Si tu es incompétent·e alors tu peux APPRENDRE
Bonne nouvelle : une fois qu’on comprend que le ménage est une compétence, on comprend qu’on peut l’apprendre.
Arrête d’écouter les personnes qui sont incapables d’expliquer comment faire. Arrête d’écouter les personnes qui te disent que ça ne s’apprend pas que c’est limite un savoir-être.
N’hésite pas à dire : non ce n’est pas moi le problème c’est toi qui ne sais pas m’expliquer.
De même, puisque ce n’est pas une valeur morale alors tu as le droit de déléguer le ménage à une personne dont c’est le métier.
J’ai eu le débat récemment où on me disait mais tu n’as pas l’impression d’être dans l’exploitation ?
Alors oui, totalement. Mais pas plus que quand je demande à un humain de me conduire en voiture comme s’il était un cocher du moyen-âge. Pas plus que quand je demande à un humain de me ramener de la nourriture à ma porte comme s’il était mon domestique de manoir.
Si tu utilises Uber et Deliveroo alors tu ne peux pas te réfugier derrière cet argument pour cacher le fait que tu attribues une valeur morale au ménage. D’ailleurs, probablement que dans ton entreprise il y a bien une personne qui fait le ménage dans tes bureaux, pendant que tu n’y es pas et ça ne te dérange pas.
Mon seul conseil, si tu délégues le ménage c’est d’apprendre quand même les bases pour savoir comment aider la personne à t’aider et aussi être capable de le faire un minimum si tu ne peux plus déléguer.
Bonne nouvelle si, comme moi, tu as la phobie administrative, tu as désormais des sites comme Wecasa (que j’utilise) et qui te permettent de le faire de manière fluide. Même le truc de la déduction d’impôts sur lequel j’avais fait une croix car y’a aucun monde où je vais réussir à m’organiser comme ça… ils le gèrent. Tu as une petite manipulation un peu reloue à faire mais une fois que c’est fait, tu n’avances plus le montant, la déduction s’applique par avance.
Ceci étant dit, apprendre les bases avant est une bonne idée.
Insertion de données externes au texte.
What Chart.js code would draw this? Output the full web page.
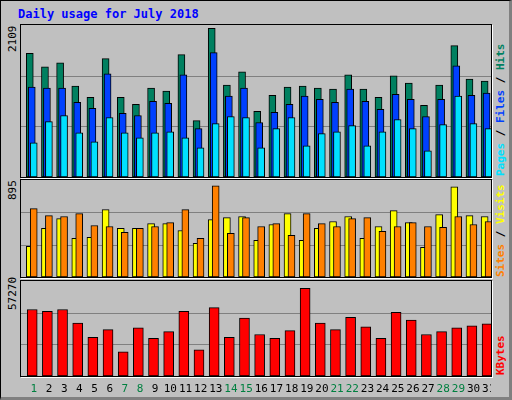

Et on va le faire au cours de cette semaine.
Le seul contexte où le ménage est moral
Je mets un petit bémol à tout ce que je viens de dire. Si tu es un homme cisgenre hétérosexuel alors il y a tout de même une dimension morale à prendre en compte : ton luxe de ne pas développer la compétence ménage est un privilège sexiste.
D’ailleurs, la première fois que j’ai accepté l’idée que je puisse avoir du sexisme en moi c’était lors d’une dispute sur le ménage.
Et quand je dis une dispute, on parle de 6 mois d’argumentation où je lâche pas l’affaire et j’affirme que c’est n’importe quoi, que je suis juste nul en ménage.
Puis j’ai fini par comprendre quand mon ex de l’époque m’a dit un truc du genre bah oui mais le truc c’est que moi je n’ai fréquenté que des partenaires nuls en ménage alors que toi tu n’as fréquenté que des partenaires meilleures en ménage que toi. Donc la charge est toujours sur moi.
Donc acquérir cette compétence quand tu es un homme dans un couple hétérosexuel ne peut pas juste être neutre. Ça n’est pas une option.